Procedurally, to obtain an insurance licence, an insurance undertaking has to submit a formal application to FINMA accompanied by a regulatory business plan (art 4, para 1, ISA). The latter must include information on the type of business the insurance undertaking intends to write, its management and organisational structure, its geographic scope of business and the persons directly or indirectly owning at least 10% of the capital or voting rights of the insurance undertaking or that are otherwise able to significantly influence its business activities (art 4, para 2, ISA).

Upon being granted an insurance licence, the insurance undertaking has to comply with all licence requirements on an ongoing basis. Amendments to the regulatory business plan must be reported to (and approved or not objected to by) FINMA (see Section 4 Transaction Activity).
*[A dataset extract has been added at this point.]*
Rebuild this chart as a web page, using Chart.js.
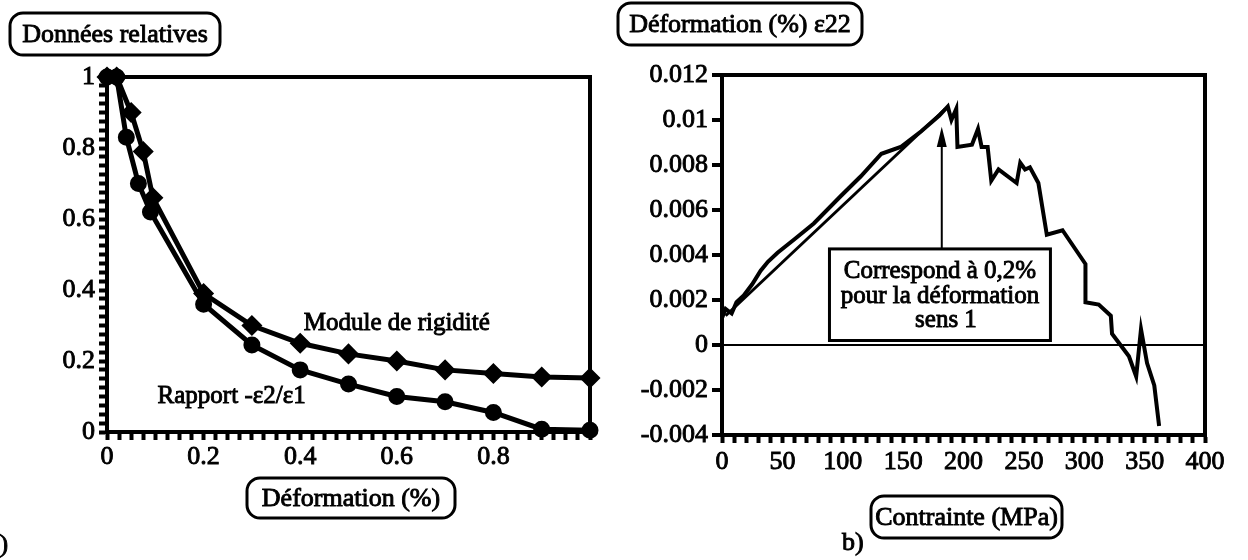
<!DOCTYPE html>
<html>
<head>
<meta charset="utf-8">
<script src="https://cdn.jsdelivr.net/npm/chart.js@4"></script>
<style>
  html, body { margin: 0; padding: 0; background: #fff; width: 1248px; height: 560px; overflow: hidden; }
  .panel { position: absolute; top: 0; height: 560px; }
  #panelA { left: 0; width: 620px; }
  #panelB { left: 610px; width: 638px; }
  .warm { position: absolute; left: -999px; top: 0; font-family: "Liberation Serif"; font-size: 26px; }
</style>
</head>
<body>
<div class="warm">Données ε 0.012</div>
<div class="panel" id="panelA"><canvas id="chartA"></canvas></div>
<div class="panel" id="panelB"><canvas id="chartB"></canvas></div>
<script>
// a) données relatives en fonction de la déformation (%)
const moduleX = [0, 0.02, 0.05, 0.075, 0.095, 0.2, 0.3, 0.4, 0.5, 0.6, 0.7, 0.8, 0.9, 1.0];
const moduleY = [1, 1, 0.9, 0.79, 0.66, 0.39, 0.30, 0.25, 0.22, 0.20, 0.175, 0.165, 0.155, 0.152];
const rapportX = [0, 0.02, 0.04, 0.065, 0.09, 0.2, 0.3, 0.4, 0.5, 0.6, 0.7, 0.8, 0.9, 1.0];
const rapportY = [1, 1, 0.83, 0.70, 0.62, 0.36, 0.245, 0.175, 0.135, 0.10, 0.085, 0.055, 0.008, 0.005];

// b) déformation eps22 en fonction de la contrainte (MPa)
const contrainte = [0, 3, 8, 12, 18, 25, 32, 38, 46, 60, 76, 98, 115, 132, 148, 165, 180, 187, 190, 194,
  195, 207, 212, 215, 220, 223, 229, 244, 247, 251, 255, 262, 269, 282, 301, 301, 312, 322, 323,
  337, 343, 347, 352, 358, 362];
const eps22 = [0.0012, 0.0016, 0.0014, 0.0019, 0.0022, 0.0027, 0.0033, 0.0037, 0.0041, 0.0047, 0.0054,
  0.0066, 0.0075, 0.0085, 0.0088, 0.0095, 0.0102, 0.0106, 0.0100, 0.0105,
  0.0088, 0.0089, 0.0096, 0.0088, 0.0088, 0.0073, 0.0078, 0.0072, 0.0081, 0.0078, 0.0079, 0.0072,
  0.0049, 0.0051, 0.0036, 0.0019, 0.0018, 0.0013, 0.0005,
  -0.0005, -0.0014, 0.0007, -0.0008, -0.0018, -0.0036];
const droiteX = [3, 185];
const droiteY = [0.0013, 0.0105];

const FONT = '"Liberation Serif"';

function toPoints(xs, ys) {
  return xs.map((x, i) => ({ x: x, y: ys[i] }));
}

function roundBox(ctx, x, y, w, h, r) {
  ctx.beginPath();
  ctx.moveTo(x + r, y);
  ctx.arcTo(x + w, y, x + w, y + h, r);
  ctx.arcTo(x + w, y + h, x, y + h, r);
  ctx.arcTo(x, y + h, x, y, r);
  ctx.arcTo(x, y, x + w, y, r);
  ctx.closePath();
  ctx.stroke();
}

function heavyText(ctx, text, x, y, size) {
  ctx.font = size + 'px ' + FONT;
  ctx.fillStyle = '#000';
  ctx.strokeStyle = '#000';
  ctx.lineWidth = 0.9;
  ctx.fillText(text, x, y);
  ctx.strokeText(text, x, y);
}

function boxedLabel(ctx, text, x, y, w, h) {
  ctx.save();
  ctx.lineWidth = 3;
  ctx.strokeStyle = '#000';
  roundBox(ctx, x, y, w, h, 13);
  ctx.textAlign = 'center';
  ctx.textBaseline = 'middle';
  heavyText(ctx, text, x + w / 2, y + h / 2 + 1, 26);
  ctx.restore();
}

// cadre épais autour de la zone de tracé
const frame = {
  id: 'frame',
  beforeDatasetsDraw(chart) {
    const { ctx, chartArea: a } = chart;
    ctx.save();
    ctx.lineWidth = 4;
    ctx.strokeStyle = '#000';
    ctx.strokeRect(a.left, a.top, a.right - a.left, a.bottom - a.top);
    ctx.restore();
  }
};

const tickFont = { size: 26 };

function axisBase(extra) {
  return Object.assign({
    type: 'linear',
    grid: { drawOnChartArea: false, tickLength: 8, tickWidth: 4, tickColor: '#000' },
    border: { color: '#000', width: 4 }
  }, extra);
}

// ---------- a) ----------
const labelsA = {
  id: 'labelsA',
  afterDraw(chart) {
    const { ctx, scales: { x, y } } = chart;
    ctx.save();
    ctx.textAlign = 'center';
    ctx.textBaseline = 'middle';
    heavyText(ctx, 'Module de rigidité', x.getPixelForValue(0.6), y.getPixelForValue(0.306), 25);
    heavyText(ctx, 'Rapport -ε2/ε1', x.getPixelForValue(0.258), y.getPixelForValue(0.1), 25);
    ctx.textAlign = 'left';
    heavyText(ctx, 'a)', -12, 545, 26);
    ctx.restore();
    boxedLabel(ctx, 'Données relatives', 10, 13, 210, 42);
    boxedLabel(ctx, 'Déformation (%)', 247, 478, 208, 40);
  }
};

// ---------- b) ----------
const labelsB = {
  id: 'labelsB',
  afterDatasetsDraw(chart) {
    const { ctx, scales: { x, y } } = chart;
    // encadré "Correspond à 0,2%"
    const left = x.getPixelForValue(89), right = x.getPixelForValue(272);
    const top = y.getPixelForValue(0.00427), bottom = y.getPixelForValue(0.0002);
    ctx.save();
    ctx.lineWidth = 3;
    ctx.strokeStyle = '#000';
    ctx.strokeRect(left, top, right - left, bottom - top);
    // flèche
    const ax = x.getPixelForValue(182);
    const tip = y.getPixelForValue(0.0097), base = y.getPixelForValue(0.0088);
    ctx.lineWidth = 2;
    ctx.beginPath();
    ctx.moveTo(ax, top);
    ctx.lineTo(ax, base);
    ctx.stroke();
    ctx.fillStyle = '#000';
    ctx.beginPath();
    ctx.moveTo(ax, tip);
    ctx.lineTo(ax - 5, base);
    ctx.lineTo(ax + 5, base);
    ctx.closePath();
    ctx.fill();
    ctx.textAlign = 'center';
    ctx.textBaseline = 'middle';
    const cx = (left + right) / 2;
    heavyText(ctx, 'Correspond à 0,2%', cx, top + 23, 25);
    heavyText(ctx, 'pour la déformation', cx, top + 48, 25);
    heavyText(ctx, 'sens 1', cx + 6, top + 72, 25);
    ctx.restore();
  },
  afterDraw(chart) {
    const { ctx } = chart;
    boxedLabel(ctx, 'Déformation (%) ε22', 8, 3, 244, 42);
    boxedLabel(ctx, 'Contrainte (MPa)', 261, 496, 191, 42);
    ctx.save();
    ctx.textAlign = 'left';
    ctx.textBaseline = 'middle';
    heavyText(ctx, 'b)', 232, 543, 26);
    ctx.restore();
  }
};

function drawCharts() {
  Chart.defaults.font.family = FONT;
  Chart.defaults.color = '#000';

  new Chart('chartA', {
    type: 'line',
    data: {
      datasets: [
        {
          label: 'Module de rigidité',
          data: toPoints(moduleX, moduleY),
          borderColor: '#000',
          backgroundColor: '#000',
          borderWidth: 5,
          pointStyle: 'rectRot',
          pointRadius: 7,
          tension: 0,
          clip: false
        },
        {
          label: 'Rapport -ε2/ε1',
          data: toPoints(rapportX, rapportY),
          borderColor: '#000',
          backgroundColor: '#000',
          borderWidth: 5,
          pointStyle: 'circle',
          pointRadius: 6,
          tension: 0,
          clip: false
        }
      ]
    },
    options: {
      responsive: true,
      maintainAspectRatio: false,
      animation: false,
      layout: { padding: { top: 77, right: 30 } },
      plugins: { legend: { display: false }, tooltip: { enabled: false } },
      scales: {
        x: axisBase({
          min: 0, max: 1,
          afterFit: s => { s.height = 128; },
          ticks: {
            stepSize: 0.025, autoSkip: false, maxRotation: 0, padding: 2, font: tickFont,
            textStrokeWidth: 0.9, textStrokeColor: '#000',
            callback: v => { const k = Math.round(v * 40); return (k % 8 === 0 && k < 40) ? String(k / 40) : ''; }
          }
        }),
        y: axisBase({
          min: 0, max: 1,
          afterFit: s => { s.width = 107; },
          ticks: {
            stepSize: 0.025, autoSkip: false, padding: 4, font: tickFont,
            textStrokeWidth: 0.9, textStrokeColor: '#000',
            callback: v => { const k = Math.round(v * 40); return (k % 8 === 0) ? String(k / 40) : ''; }
          }
        })
      }
    },
    plugins: [frame, labelsA]
  });

  new Chart('chartB', {
    type: 'line',
    data: {
      datasets: [
        {
          label: 'ε22',
          data: toPoints(contrainte, eps22),
          borderColor: '#000',
          borderWidth: 4,
          pointRadius: 0,
          tension: 0
        },
        {
          label: 'droite',
          data: toPoints(droiteX, droiteY),
          borderColor: '#000',
          borderWidth: 3,
          pointRadius: 0,
          tension: 0
        }
      ]
    },
    options: {
      responsive: true,
      maintainAspectRatio: false,
      animation: false,
      layout: { padding: { top: 75, right: 43 } },
      plugins: { legend: { display: false }, tooltip: { enabled: false } },
      scales: {
        x: axisBase({
          min: 0, max: 400,
          afterFit: s => { s.height = 125; },
          ticks: {
            stepSize: 10, autoSkip: false, maxRotation: 0, padding: 4, font: tickFont,
            textStrokeWidth: 0.9, textStrokeColor: '#000',
            callback: v => (Math.round(v) % 50 === 0) ? String(Math.round(v)) : ''
          }
        }),
        y: {
          type: 'linear',
          min: -0.004, max: 0.012,
          afterFit: s => { s.width = 112; },
          grid: {
            drawOnChartArea: true, tickLength: 10, tickWidth: 4, tickColor: '#000', lineWidth: 2,
            color: c => (c.tick && Math.abs(c.tick.value) < 1e-9) ? '#000' : 'rgba(0,0,0,0)'
          },
          border: { color: '#000', width: 4 },
          ticks: {
            stepSize: 0.002, autoSkip: false, padding: 4, font: tickFont,
            textStrokeWidth: 0.9, textStrokeColor: '#000',
            callback: v => String(Math.round(v * 1000) / 1000)
          }
        }
      }
    },
    plugins: [frame, labelsB]
  });
}

document.fonts.load('26px "Liberation Serif"').then(drawCharts, drawCharts);
</script>
</body>
</html>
2.3 The Taxation of Premium

Insurance premium payments are subject to stamp taxes if (i) the policy is part of a Swiss portfolio of an insurance undertaking subject to Swiss insurance supervision or of a Swiss insurance undertaking enjoying public law status; or (ii) a Swiss policyholder concluded the policy with a foreign insurance undertaking not subject to Swiss insurance supervision (art 21, Federal Stamp Tax Act ("STA")). Several types of insurance are exempt from this tax, including, in particular, premiums on reinsurance policies (art 22, STA). In principle, the stamp tax amounts to 5% of the cash premium, with the exception of life insurance policies, where it amounts to 2.5% (art 24, STA).

Meanwhile, insurance and reinsurance turnovers are exempt from Swiss VAT (art 21, para 2, no 18, Value Added Tax Act).